Y ellos dijeron: "De ahora en adelante no
responderéis por vuestro nombre. Vuestro nombre
es vuestro número”. Y la desilusión, la decepción y
el desaliento que me invadieron, me hicieron sentir
que yo ya había dejado de ser, para siempre, un
ser humano.
Lilly Appelbaum Lublin Malnik
Llego un día tarde, quizás
25 años, quizás 70 o quizás nunca haya sido tarde para esto.
Todavía me acuerdo de
esa mañana. Hacía frío, todavía era octubre pero ya hacía frío. Me subí al
autobús con ganas de saber, de conocer, de ver, pero sobre todo, de sentirlo. El
camino hacia allí duraba una hora aproximadamente, y una hora aproximadamente
fue la que estuve sin poder articular palabra. Mis ojos, mis oídos, no paraban
de intentar comprender todo lo que estaban viendo y oyendo. Testimonios,
imágenes, vídeos…la pantalla me contaba poco a poco el terror que en breves
pisaría.
Y…allí estaba. Ése del que tanto había oído hablar. Ése que ojalá nunca hubiera
existido.
La guía nos dirigió
hacia la entrada. La famosa entrada. Y ya sentía frío. Más del que las bajas
temperaturas podían ofrecerme.
Crucé el portalón y las
palabras "Arbeit macht frei" desaparecieron a mi espalda. Varios barracones nos esperaban junto con las miles, millones, de historias que tenían que contarnos.
Han
pasado ya 3 años y medio y me sorprende ver cómo soy capaz de recordar prácticamente
cada instante que estuve allí. Cómo en mi memoria todavía permanece esa ropa de
bebé que consiguió hacerme derramar una lágrima en uno de los lugares que más
habrá visto derramar. No dejaba de preguntarme cómo alguien podía odiar a un
bebé. A tantos miles de bebés.
A
tantos miles de personas.
Todavía
se me acelera el corazón cuando mis ojos vuelven la vista atrás para repasar
una por una todas esas trenzas, coletas y melenas.
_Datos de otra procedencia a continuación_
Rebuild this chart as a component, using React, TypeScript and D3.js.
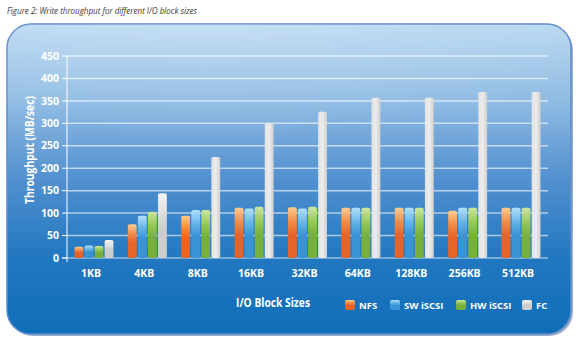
import React from "react";
import * as d3 from "d3";

const categories = ["1KB", "4KB", "8KB", "16KB", "32KB", "64KB", "128KB", "256KB", "512KB"];
const seriesNames = ["NFS", "SW iSCSI", "HW iSCSI", "FC"];
const nfs = [25, 75, 94, 112, 113, 112, 112, 105, 112];
const swIscsi = [28, 94, 107, 110, 110, 112, 112, 112, 112];
const hwIscsi = [27, 103, 107, 114, 114, 112, 112, 112, 112];
const fc = [40, 144, 225, 300, 326, 357, 357, 370, 370];
const yTicks = [0, 50, 100, 150, 200, 250, 300, 350, 400, 450];

const seriesValues = [nfs, swIscsi, hwIscsi, fc];
const gradIds = ["gNfs", "gSw", "gHw", "gFc"];
const gradStops: [string, string, string][] = [
  ["#fdcb90", "#f08a45", "#e5642a"],
  ["#b2e0fa", "#62b2e8", "#3a93d4"],
  ["#cde6a0", "#94c857", "#77b03c"],
  ["#f4f4f4", "#dedede", "#cdcdcd"],
];

const W = 580;
const H = 344;
const plotLeft = 67;
const plotRight = 548;
const plotTop = 56;
const plotBottom = 258;

export default function App() {
  const x = d3
    .scaleBand<string>()
    .domain(categories)
    .range([plotLeft, plotRight])
    .paddingInner(0.27)
    .paddingOuter(0.14);
  const xs = d3
    .scaleBand<string>()
    .domain(seriesNames)
    .range([0, x.bandwidth()])
    .paddingInner(0.12);
  const y = d3.scaleLinear().domain([0, 450]).range([plotBottom, plotTop]);

  const font = "'Open Sans', 'Noto Sans', sans-serif";
  const legendX = [345, 390, 456, 522];

  return (
    <svg width={W} height={H} style={{ position: "absolute", left: 0, top: 0 }}>
      <defs>
        <linearGradient id="panelBg" x1="0" y1="0" x2="0" y2="1">
          <stop offset="0" stopColor="#bad8f1" />
          <stop offset="0.25" stopColor="#8fbbe3" />
          <stop offset="0.5" stopColor="#5290cf" />
          <stop offset="0.75" stopColor="#2278c0" />
          <stop offset="1" stopColor="#0f6eb8" />
        </linearGradient>
        <radialGradient id="gloss" cx="0.35" cy="0" r="0.75">
          <stop offset="0" stopColor="#ffffff" stopOpacity="0.18" />
          <stop offset="0.7" stopColor="#ffffff" stopOpacity="0.06" />
          <stop offset="1" stopColor="#ffffff" stopOpacity="0" />
        </radialGradient>
        {gradIds.map((id, i) => (
          <linearGradient key={id} id={id} x1="0" y1="0" x2="0" y2="1">
            <stop offset="0" stopColor={gradStops[i][0]} />
            <stop offset="0.3" stopColor={gradStops[i][1]} />
            <stop offset="0.55" stopColor={gradStops[i][2]} />
            <stop offset="1" stopColor={gradStops[i][2]} />
          </linearGradient>
        ))}
        <linearGradient id="gFcTall" x1="0" y1="0" x2="1" y2="0">
          <stop offset="0" stopColor="#e2e2e2" />
          <stop offset="0.5" stopColor="#ececec" />
          <stop offset="1" stopColor="#cfcfcf" />
        </linearGradient>
      </defs>

      <text
        x={7}
        y={14}
        fontFamily={font}
        fontStyle="italic"
        fontSize={9}
        fill="#3a3a3a"
        textLength={190}
        lengthAdjust="spacingAndGlyphs"
      >
        Figure 2: Write throughput for different I/O block sizes
      </text>

      {/* panel */}
      <rect x={9} y={26} width={564} height={310} rx={24} fill="#3b5f95" opacity={0.5} />
      <rect x={7} y={24} width={564} height={310} rx={24} fill="url(#panelBg)" stroke="#5f8ccc" strokeWidth={1.5} />
      <path
        d={`M7,120 Q250,210 571,150 L571,48 Q571,24 547,24 L31,24 Q7,24 7,48 Z`}
        fill="url(#gloss)"
      />

      {/* gridlines */}
      {yTicks.map((t) => (
        <g key={t}>
          {t > 0 && (
            <line
              x1={plotLeft}
              x2={plotRight}
              y1={y(t)}
              y2={y(t)}
              stroke="#ffffff"
              strokeOpacity={0.6}
              strokeWidth={1.5}
            />
          )}
          <line x1={plotLeft - 5} x2={plotLeft} y1={y(t)} y2={y(t)} stroke="#ffffff" strokeWidth={1} />
          <text
            x={plotLeft - 8}
            y={y(t)}
            dy="0.35em"
            textAnchor="end"
            fontFamily={font}
            fontWeight="bold"
            fontSize={10.5}
            fill="#ffffff"
          >
            {t}
          </text>
        </g>
      ))}

      {/* axes */}
      <line x1={plotLeft} x2={plotLeft} y1={plotTop} y2={plotBottom + 4} stroke="#ffffff" strokeWidth={1} />
      <line x1={plotLeft - 5} x2={plotRight} y1={plotBottom} y2={plotBottom} stroke="#ffffff" strokeOpacity={0.8} strokeWidth={1.2} />

      {/* bars */}
      {categories.map((c, ci) => (
        <g key={c} transform={`translate(${x(c)},0)`}>
          {seriesNames.map((s, si) => {
            const v = seriesValues[si][ci];
            const top = y(v);
            return (
              <rect
                key={s}
                x={xs(s)}
                y={top}
                width={xs.bandwidth()}
                height={plotBottom - top}
                rx={1.8}
                fill={si === 3 && v > 200 ? "url(#gFcTall)" : `url(#${gradIds[si]})`}
              />
            );
          })}
          <text
            x={x.bandwidth() / 2 - 3}
            y={277}
            textAnchor="middle"
            fontFamily={font}
            fontWeight="bold"
            fontSize={10.5}
            fill="#ffffff"
          >
            {c}
          </text>
        </g>
      ))}

      {/* axis titles */}
      <text
        transform={`translate(34,150) rotate(-90)`}
        textAnchor="middle"
        fontFamily={font}
        fontWeight="bold"
        fontSize={11.5}
        fill="#ffffff"
        textLength={108}
        lengthAdjust="spacingAndGlyphs"
      >
        Throughput (MB/sec)
      </text>
      <text
        x={273}
        y={307}
        textAnchor="middle"
        fontFamily={font}
        fontWeight="bold"
        fontSize={12}
        fill="#ffffff"
        textLength={74}
        lengthAdjust="spacingAndGlyphs"
      >
        I/O Block Sizes
      </text>

      {/* legend */}
      {seriesNames.map((s, i) => (
        <g key={s} transform={`translate(${legendX[i]},300)`}>
          <rect x={0} y={0} width={10} height={10} rx={2} fill={`url(#${gradIds[i]})`} />
          <text
            x={14}
            y={9}
            fontFamily={font}
            fontWeight="bold"
            fontSize={9.5}
            fill="#ffffff"
          >
            {s}
          </text>
        </g>
      ))}
    </svg>
  );
}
Los zapatos de todas las
tallas y estilos posibles. Tantas y tantas personas diferentes, llenas de vida,
juzgadas como una sola por algo que ni siquiera era delito.
Y
vuelvo al autobús.
Y
mis emociones vuelven a calmarse. La vida real ha vuelto. Mi cabeza sigue en el
campo. Y el día todavía no se acababa.
Los
raíles marcan el camino. Entramos en AuschwitzII-Birkenau. Más de lo mismo
diréis. Nunca es suficiente.
La
vista no me alcanza para ver el final. Un barracón tras otro, uno tras otro,
uno tras otro…
Allí
“vivían”, allí morían.
Recorrimos
un poco el lugar mientras la guía nos iba contando cómo era la rutina del sitio.
Cómo intentaban sobrevivir.
Y
ya se hace de noche, toca volver al autobús. Pero ya no era la misma chica que
esa mañana, luchando contra el frío, buscaba el lugar donde coger el bus hacia
Oswiecim. No podía serlo.
Debo
confesar que esa noche tuve pesadillas y el campo me acompañó toda la noche.
Debo
confesar que no me gusta hablar de Auschwitz sabiendo que, aunque con otro
nombre o sin él, hoy sigue habiendo comportamientos parecidos. Con otro tipo de
personas. De una manera más sutil. Y todos callamos. Como hicieron durante
1940. Antes. También después.
Debo
confesar que no sabía si publicar esto o no porque sé que, por mucho que un
trozo de Auschwitz me acompañe siempre, los supervivientes no quieren
hablar de eso. Sé que no sabemos ni la décima parte de lo que allí pasó. Sé que
igual no resistiría saberlo. Creo que no quiero saberlo.
Pero
lo he publicado. Porque aunque sea la décima parte. Aunque sea una más de las
millones de personas que han visitado el lugar esto no tiene fin. No puede
parar. No puede olvidarse nunca. Y no puede repetirse. Jamás.